A Letter To My Front Lawn

Dear Front Lawn,

It's time you recognize who the boss is. You do nothing all day but just lay there. I have become quite upset over this of late. Your growth this past season has been pitiful to say the least. The dark green hue you once had during our fist year together has all but turned to shades of unsightly light and dark blotches. What's the problem? One would think with all the delicious tap water I bathe you in you would be a field of luscious green. This is the thanks I get, huh? Well, I'm here to tell you that you'll not receive another drop until you start perking up. No more sprinklers for you. It's time to stretch out the tiny roots beneath you and suck, suck away.

Furthermore, who said it was ok to let those unsightly weeds start growing? I mean, show a little backbone and protect the soil I gave you. I know, I know, you get distracted by the earthworms tickling your tiny roots as they squirm along in their endless labyrinth of tiny passages. You would do well to remember that without them, your little panacea would be a lot dryer and constricted than it is now. So shape up!

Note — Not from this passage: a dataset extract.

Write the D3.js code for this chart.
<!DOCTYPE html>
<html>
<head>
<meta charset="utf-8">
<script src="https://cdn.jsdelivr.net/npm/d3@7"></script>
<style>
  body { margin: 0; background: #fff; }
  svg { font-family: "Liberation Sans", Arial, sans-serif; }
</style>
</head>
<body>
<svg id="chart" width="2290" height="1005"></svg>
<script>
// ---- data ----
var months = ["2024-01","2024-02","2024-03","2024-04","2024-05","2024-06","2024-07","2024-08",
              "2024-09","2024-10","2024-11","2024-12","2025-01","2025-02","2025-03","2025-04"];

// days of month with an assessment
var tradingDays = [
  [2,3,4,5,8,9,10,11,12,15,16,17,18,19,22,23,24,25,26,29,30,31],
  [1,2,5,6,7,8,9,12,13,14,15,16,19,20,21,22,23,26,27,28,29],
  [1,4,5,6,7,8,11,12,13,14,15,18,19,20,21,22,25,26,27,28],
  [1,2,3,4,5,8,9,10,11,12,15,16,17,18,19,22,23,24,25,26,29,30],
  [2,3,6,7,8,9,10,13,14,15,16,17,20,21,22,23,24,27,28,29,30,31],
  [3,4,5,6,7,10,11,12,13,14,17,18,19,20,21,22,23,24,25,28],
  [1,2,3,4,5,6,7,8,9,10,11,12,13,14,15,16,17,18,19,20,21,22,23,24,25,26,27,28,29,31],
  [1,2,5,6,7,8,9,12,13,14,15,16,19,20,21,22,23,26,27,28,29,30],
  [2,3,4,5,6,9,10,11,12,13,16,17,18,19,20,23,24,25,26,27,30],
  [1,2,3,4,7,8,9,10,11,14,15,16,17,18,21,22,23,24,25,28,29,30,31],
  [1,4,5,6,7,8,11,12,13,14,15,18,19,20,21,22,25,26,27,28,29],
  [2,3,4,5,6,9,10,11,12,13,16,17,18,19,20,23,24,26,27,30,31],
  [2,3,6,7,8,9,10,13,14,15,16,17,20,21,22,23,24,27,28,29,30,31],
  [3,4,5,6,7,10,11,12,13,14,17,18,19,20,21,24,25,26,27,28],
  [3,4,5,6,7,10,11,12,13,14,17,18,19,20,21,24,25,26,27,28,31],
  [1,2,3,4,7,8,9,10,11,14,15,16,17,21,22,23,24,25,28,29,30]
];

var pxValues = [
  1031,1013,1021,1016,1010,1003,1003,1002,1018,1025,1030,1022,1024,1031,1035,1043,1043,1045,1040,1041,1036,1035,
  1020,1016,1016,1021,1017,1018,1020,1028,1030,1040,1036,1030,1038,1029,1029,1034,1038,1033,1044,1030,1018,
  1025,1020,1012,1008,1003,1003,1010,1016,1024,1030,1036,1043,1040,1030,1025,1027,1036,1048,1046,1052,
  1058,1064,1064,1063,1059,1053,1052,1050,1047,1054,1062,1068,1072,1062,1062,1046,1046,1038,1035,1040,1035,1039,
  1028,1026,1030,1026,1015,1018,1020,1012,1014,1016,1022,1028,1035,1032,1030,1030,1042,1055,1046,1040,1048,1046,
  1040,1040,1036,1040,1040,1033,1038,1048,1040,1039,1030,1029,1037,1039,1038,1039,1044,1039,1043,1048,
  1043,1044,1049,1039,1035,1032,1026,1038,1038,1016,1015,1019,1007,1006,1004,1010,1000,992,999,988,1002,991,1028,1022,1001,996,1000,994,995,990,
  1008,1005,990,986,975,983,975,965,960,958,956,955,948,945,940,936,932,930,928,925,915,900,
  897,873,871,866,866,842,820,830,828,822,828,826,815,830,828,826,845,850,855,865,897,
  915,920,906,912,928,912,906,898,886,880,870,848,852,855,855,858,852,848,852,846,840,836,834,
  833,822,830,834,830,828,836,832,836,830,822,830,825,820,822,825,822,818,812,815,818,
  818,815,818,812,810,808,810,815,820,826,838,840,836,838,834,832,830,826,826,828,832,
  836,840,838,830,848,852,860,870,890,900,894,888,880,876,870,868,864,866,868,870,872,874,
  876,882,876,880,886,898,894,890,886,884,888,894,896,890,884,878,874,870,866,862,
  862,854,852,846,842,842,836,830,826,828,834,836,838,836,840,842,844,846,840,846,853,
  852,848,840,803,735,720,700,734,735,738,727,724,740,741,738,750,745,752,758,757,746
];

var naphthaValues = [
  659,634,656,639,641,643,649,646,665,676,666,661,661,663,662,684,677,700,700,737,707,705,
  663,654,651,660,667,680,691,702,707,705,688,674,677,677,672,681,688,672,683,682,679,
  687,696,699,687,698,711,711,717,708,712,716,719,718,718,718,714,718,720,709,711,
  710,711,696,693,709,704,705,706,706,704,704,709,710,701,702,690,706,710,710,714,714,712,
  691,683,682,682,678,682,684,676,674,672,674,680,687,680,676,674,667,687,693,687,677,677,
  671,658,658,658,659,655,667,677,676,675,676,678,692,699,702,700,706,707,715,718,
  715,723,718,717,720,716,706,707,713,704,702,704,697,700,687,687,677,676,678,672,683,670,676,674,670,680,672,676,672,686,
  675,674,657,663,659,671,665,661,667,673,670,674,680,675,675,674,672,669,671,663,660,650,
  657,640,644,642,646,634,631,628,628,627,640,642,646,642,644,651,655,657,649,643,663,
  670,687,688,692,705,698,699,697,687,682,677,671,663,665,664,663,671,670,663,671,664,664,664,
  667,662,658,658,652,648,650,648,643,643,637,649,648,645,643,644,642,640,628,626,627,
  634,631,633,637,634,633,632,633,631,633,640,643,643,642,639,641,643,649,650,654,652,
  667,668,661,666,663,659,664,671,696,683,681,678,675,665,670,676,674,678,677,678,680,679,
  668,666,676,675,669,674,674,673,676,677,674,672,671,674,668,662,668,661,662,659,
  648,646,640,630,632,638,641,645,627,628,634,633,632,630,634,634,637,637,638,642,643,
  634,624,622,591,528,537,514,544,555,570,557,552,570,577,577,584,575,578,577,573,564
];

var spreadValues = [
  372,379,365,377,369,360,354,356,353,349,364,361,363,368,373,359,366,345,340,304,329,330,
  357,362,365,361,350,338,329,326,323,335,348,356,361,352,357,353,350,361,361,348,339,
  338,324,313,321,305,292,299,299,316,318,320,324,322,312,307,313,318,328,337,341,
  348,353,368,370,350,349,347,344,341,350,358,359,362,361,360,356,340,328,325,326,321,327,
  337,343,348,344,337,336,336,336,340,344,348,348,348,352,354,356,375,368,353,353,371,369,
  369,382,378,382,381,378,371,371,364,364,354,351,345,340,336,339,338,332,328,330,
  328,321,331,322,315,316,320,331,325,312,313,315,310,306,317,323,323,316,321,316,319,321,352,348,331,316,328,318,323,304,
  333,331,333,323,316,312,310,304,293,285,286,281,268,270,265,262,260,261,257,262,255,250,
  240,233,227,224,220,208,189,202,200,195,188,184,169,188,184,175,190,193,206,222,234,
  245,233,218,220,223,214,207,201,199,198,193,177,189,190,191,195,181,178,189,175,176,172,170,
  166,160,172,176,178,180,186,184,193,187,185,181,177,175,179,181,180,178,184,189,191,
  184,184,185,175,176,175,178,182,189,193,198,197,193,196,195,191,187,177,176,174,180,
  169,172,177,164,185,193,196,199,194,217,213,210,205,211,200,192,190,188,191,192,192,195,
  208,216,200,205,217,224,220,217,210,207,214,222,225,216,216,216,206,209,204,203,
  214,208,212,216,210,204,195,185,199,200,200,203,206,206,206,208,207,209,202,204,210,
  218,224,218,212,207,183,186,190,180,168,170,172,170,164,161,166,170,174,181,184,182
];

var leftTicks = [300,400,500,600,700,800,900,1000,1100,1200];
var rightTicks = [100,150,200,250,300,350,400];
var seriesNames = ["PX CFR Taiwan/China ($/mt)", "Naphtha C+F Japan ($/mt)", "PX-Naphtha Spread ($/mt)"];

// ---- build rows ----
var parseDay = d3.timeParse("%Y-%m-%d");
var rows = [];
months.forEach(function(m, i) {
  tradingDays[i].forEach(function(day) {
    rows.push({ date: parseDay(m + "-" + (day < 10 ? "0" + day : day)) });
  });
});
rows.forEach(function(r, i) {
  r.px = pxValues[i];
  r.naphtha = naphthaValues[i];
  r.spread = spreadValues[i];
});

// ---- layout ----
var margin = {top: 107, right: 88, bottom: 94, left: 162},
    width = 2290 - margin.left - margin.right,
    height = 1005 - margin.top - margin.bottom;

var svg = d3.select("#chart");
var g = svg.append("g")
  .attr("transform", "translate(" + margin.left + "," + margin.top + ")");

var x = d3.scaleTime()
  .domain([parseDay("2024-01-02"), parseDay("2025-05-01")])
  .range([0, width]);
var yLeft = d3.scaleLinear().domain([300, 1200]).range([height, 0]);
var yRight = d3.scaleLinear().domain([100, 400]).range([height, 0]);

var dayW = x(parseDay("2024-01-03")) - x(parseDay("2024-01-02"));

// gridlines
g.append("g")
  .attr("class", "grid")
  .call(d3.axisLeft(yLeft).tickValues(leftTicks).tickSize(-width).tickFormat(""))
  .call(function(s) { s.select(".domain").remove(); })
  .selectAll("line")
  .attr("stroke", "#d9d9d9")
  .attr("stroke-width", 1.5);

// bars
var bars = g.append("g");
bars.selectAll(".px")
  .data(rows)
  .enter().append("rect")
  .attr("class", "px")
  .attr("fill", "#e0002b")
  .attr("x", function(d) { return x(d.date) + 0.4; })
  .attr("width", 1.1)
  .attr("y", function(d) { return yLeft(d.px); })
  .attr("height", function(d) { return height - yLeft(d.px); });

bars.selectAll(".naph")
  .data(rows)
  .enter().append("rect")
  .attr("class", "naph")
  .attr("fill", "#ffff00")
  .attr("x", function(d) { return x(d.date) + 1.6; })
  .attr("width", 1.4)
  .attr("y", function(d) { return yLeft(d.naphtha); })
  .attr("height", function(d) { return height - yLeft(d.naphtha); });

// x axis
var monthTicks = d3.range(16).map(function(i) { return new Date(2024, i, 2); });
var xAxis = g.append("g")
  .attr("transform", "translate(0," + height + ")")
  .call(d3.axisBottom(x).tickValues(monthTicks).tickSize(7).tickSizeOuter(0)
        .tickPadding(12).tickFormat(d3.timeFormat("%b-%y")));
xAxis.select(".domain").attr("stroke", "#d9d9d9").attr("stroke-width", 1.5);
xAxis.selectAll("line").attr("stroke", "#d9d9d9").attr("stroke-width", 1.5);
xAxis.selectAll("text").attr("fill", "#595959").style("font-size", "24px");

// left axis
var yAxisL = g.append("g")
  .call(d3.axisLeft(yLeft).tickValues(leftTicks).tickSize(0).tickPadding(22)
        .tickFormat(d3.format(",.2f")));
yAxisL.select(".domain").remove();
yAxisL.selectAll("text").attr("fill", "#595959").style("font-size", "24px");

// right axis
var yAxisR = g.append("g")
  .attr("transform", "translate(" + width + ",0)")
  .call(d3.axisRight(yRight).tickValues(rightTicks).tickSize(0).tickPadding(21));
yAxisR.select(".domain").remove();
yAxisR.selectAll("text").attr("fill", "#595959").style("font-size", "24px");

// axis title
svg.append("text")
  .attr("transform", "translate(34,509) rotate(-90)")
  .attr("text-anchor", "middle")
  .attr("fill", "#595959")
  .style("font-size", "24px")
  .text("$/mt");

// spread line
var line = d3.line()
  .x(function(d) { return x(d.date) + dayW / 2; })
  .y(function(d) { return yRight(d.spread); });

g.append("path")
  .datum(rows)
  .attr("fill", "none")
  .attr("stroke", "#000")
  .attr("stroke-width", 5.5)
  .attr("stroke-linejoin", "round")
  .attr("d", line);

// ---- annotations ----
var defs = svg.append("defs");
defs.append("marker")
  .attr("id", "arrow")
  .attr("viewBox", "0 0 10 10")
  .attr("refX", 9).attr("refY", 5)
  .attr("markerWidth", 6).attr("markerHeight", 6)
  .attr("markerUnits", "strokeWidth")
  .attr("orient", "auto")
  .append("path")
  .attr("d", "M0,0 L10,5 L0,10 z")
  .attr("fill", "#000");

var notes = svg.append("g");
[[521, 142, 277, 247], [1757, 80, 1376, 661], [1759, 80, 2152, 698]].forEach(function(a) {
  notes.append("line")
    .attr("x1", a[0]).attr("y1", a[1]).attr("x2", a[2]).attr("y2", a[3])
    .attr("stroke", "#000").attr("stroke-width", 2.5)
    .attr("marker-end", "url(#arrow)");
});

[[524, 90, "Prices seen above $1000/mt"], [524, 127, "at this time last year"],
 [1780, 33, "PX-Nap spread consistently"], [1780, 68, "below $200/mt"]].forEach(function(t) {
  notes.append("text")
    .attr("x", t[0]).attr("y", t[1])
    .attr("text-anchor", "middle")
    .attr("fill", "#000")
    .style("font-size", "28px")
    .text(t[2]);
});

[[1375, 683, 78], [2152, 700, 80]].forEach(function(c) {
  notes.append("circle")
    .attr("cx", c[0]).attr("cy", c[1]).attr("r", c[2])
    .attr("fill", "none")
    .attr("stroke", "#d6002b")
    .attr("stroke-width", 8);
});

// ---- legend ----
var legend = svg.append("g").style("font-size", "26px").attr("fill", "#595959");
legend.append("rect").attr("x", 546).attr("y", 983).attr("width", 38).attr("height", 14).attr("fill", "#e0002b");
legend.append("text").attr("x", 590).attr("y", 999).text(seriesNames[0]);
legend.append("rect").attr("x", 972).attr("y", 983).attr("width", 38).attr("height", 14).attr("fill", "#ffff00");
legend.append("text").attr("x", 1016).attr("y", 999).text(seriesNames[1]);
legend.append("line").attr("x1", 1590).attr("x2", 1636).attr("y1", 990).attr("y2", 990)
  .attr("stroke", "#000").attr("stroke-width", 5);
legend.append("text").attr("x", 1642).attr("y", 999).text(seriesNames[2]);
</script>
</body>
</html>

Well, that's all for now. I'll be watching you closely. If things don't start looking up I may just have to replace some of you with a large patio area.

Dear Homeowner,

I am authorized to speak for every blade which makes up your front lawn. I'm afraid you will have to discuss the afore mentioned with the back yard separately. We want nothing to do with them. They get to bask in the shade while we endure the sunshine, day after day. It's simply not fair. I can assure you that we are most bitter about this.

Why do you find it easy to just walk all over us? Are you forgetting the great summer we shared last year. Do we need to remind you how cold winter was this past year. We're just not used to all that snow and ice. I don't suppose you care that many of us woke up quite ill for some reason. Did you start using those economy lawn care products? They really won't do at all. If you want us to be beautiful again, please bring back the guy who was here last spring. You know, the one with the fancy green truck. He knew what he was doing. Sadly, you do not.

Oh, and just remember that there are more of us than there are of you. We have you outnumbered. You know have evasive we can be; some of us may pop up where you don't want us while others may refuse to constrain ourselves to you fancy little borders. They are so 1970's. Have you ever tried living next to one of those things? Have a heart!

Dear Front Lawn,

After speaking with my wife, I have been instructed to spend more time with you. A lot more time, in fact. I didn't really mean most of the things I said. I hope you can forgive me.

One more thing. We are diverting funds from my ESPN subscription to help pay for more water. I hope this now settles the matter. Oh, and by the way, I've decided that I'll be practicing my golf swing at home on a regular basis. Know of any good spots?